In the police car, I remember they handed me a throw up bag. I wasn't going to throw up. I was speeding through Fairfield County trying to rationalize what had happened. Maybe Kyle picked Ben up and had a wreck on the way home. They are okay, I'm sure. But, the ball had already begun to drop...I knew I had lost someone I cared deeply about. I was just putting it off. That is what the brain does. When we arrived in the hospital parking lot, I only saw police cars and police officers. As they walked me into the waiting room, people stared. As I walked down the hallway, I weighed the options If he was left in the car all day, he either passed away or is very sick from hyperthermia and will probably never be the same Ben again. Walking down that hallway, all I could think was I just want him alive, no matter his state. I simply want to hold him again. But, then a man greeted us (I am still not sure who he was), but his eyes were red from crying. I knew. Definitively. Ben is dead. And, they walked me through the hallway where the living lay into a room where I knew This is where they tell people.
And they did. Tell me. What I already knew. The ball dropped and my life shattered.
So, who am I today?
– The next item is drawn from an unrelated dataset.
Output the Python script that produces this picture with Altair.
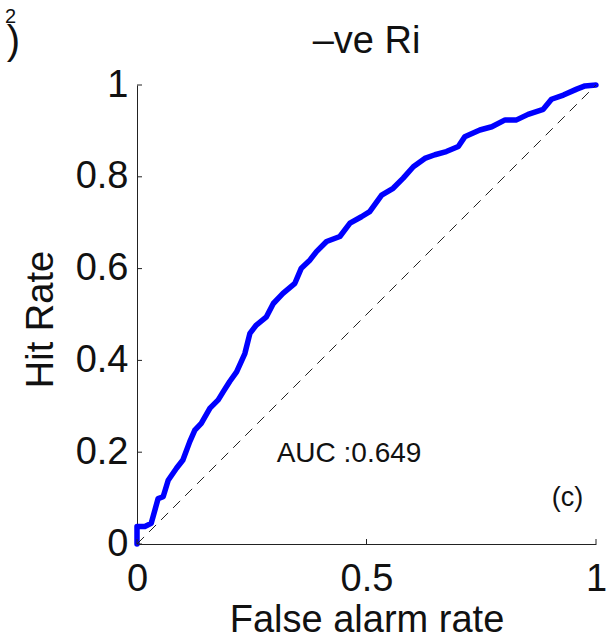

How did I become "me"? At 6:11 pm on July 7, 2014, when I took the picture above, Ben had already passed away in the backseat of our car, my husband had screamed in the daycare parking lot and hit another car rushing him to the hospital, he had collapsed in the hospital waiting room...and our journey had started but without my knowledge or consent.
I will never be the same. Call it trauma. Or grief. Or any word you want. But, it was the 30 minutes that changed my life. It taught me what it is like to give yourself to another person and lose them. To truly love and live...and lose.
One of my best friends in CT told me last year she never shared our story with her other friends. It is like I am taking something from you. He is yours. It is your story. I can't share it with others, she said. She is right. I am damaged at this point. We don't have pictures of Ben up in our house yet. Father's Day was the first day I saved a picture of him as the background on my phone. I rarely share our story with new friends and never share pictures or videos of him. He is that core to me. It is too much a part of me to share, no matter how much I want to open up. Pictures, this story...it is exquisite, painful, beautiful, pure love. And, this is why I am changed and can't go back.
Over the next few days leading up to July 7th, I will relive that day over and over. But, the only phrase that runs continuously though my mind is I love and miss you Ben! and I am so very sorry.